For Y component it’s always a positive so we don’t need to do anything. (We are firing upwards, right?) For X component we need to multiply the direction.x with horizontal velocity. Like this: float xDir = direction.x * horizontal; These are the values for your velocity vector which you can apply to the rigid body.

So this is the code:

var distance = Vector3.Distance(target.transform.position, position);
var velocity = (float)(1 / Mathf.Cos(angle * Mathf.Deg2Rad)) * Mathf.Sqrt((float)(0.5f * 9.81 * distance * distance) / (distance * Mathf.Tan(angle * Mathf.Deg2Rad)));
float horizontal = Mathf.Cos(angle * Mathf.Deg2Rad) * velocity;
var direction = (target.transform.position - position).normalized;
var rbVelocity = new Vector2(direction.x * horizontal, Mathf.Sin(angle * Mathf.Deg2Rad) * velocity);
rigidBody.AddForce(rbVelocity, ForceMode.Impulse);

Some stuff outside the code: I have local reference to rigidBody of the projectile which I have instantiated at source position and I am applying this force once when I instantiate the projectile. This can be done several ways but I did mine on left mouse click so I would be able to see multiple projectiles flying from source to target.

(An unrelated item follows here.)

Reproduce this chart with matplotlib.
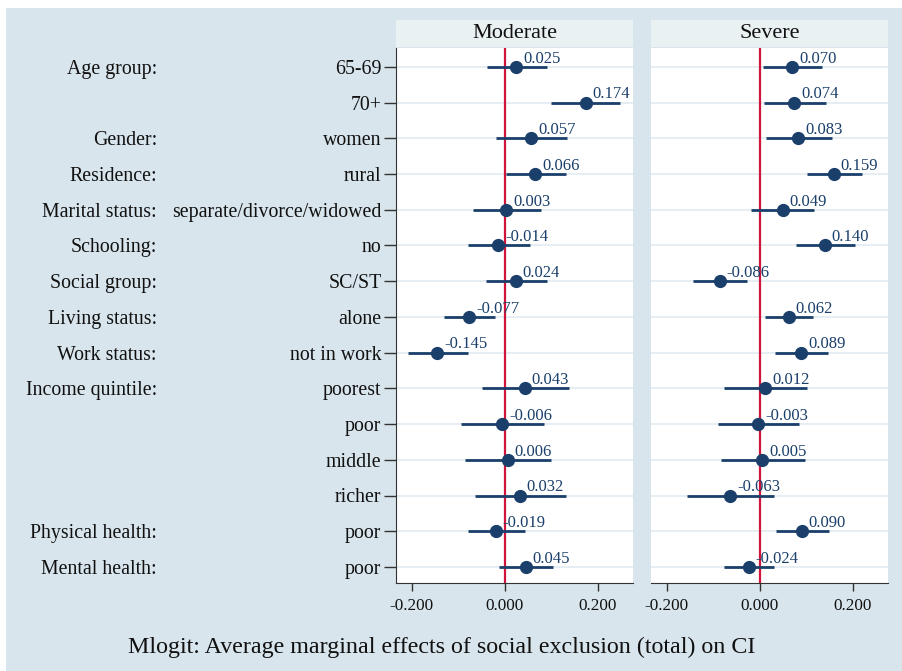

Now you have code for a projectile using rigid body flying constantly to the target position with a certain angle and range. Nice. What do you think of this? Do you have any comments, ideas or improvements? Next time we do this same exercise by calculating things manually.

–small after post note–

If you run into problems where the projectile do not land correctly even if you think the formula and calculations are correctly, this might be caused by Unity’s physics engine with too few velocity solving iterations. My projectile hit the target always when angle was more than approx 30 degrees but would always go over the target when lower. If your calculations are correct then try to add the “solver velocity iterations” in the project settings, in physics tab.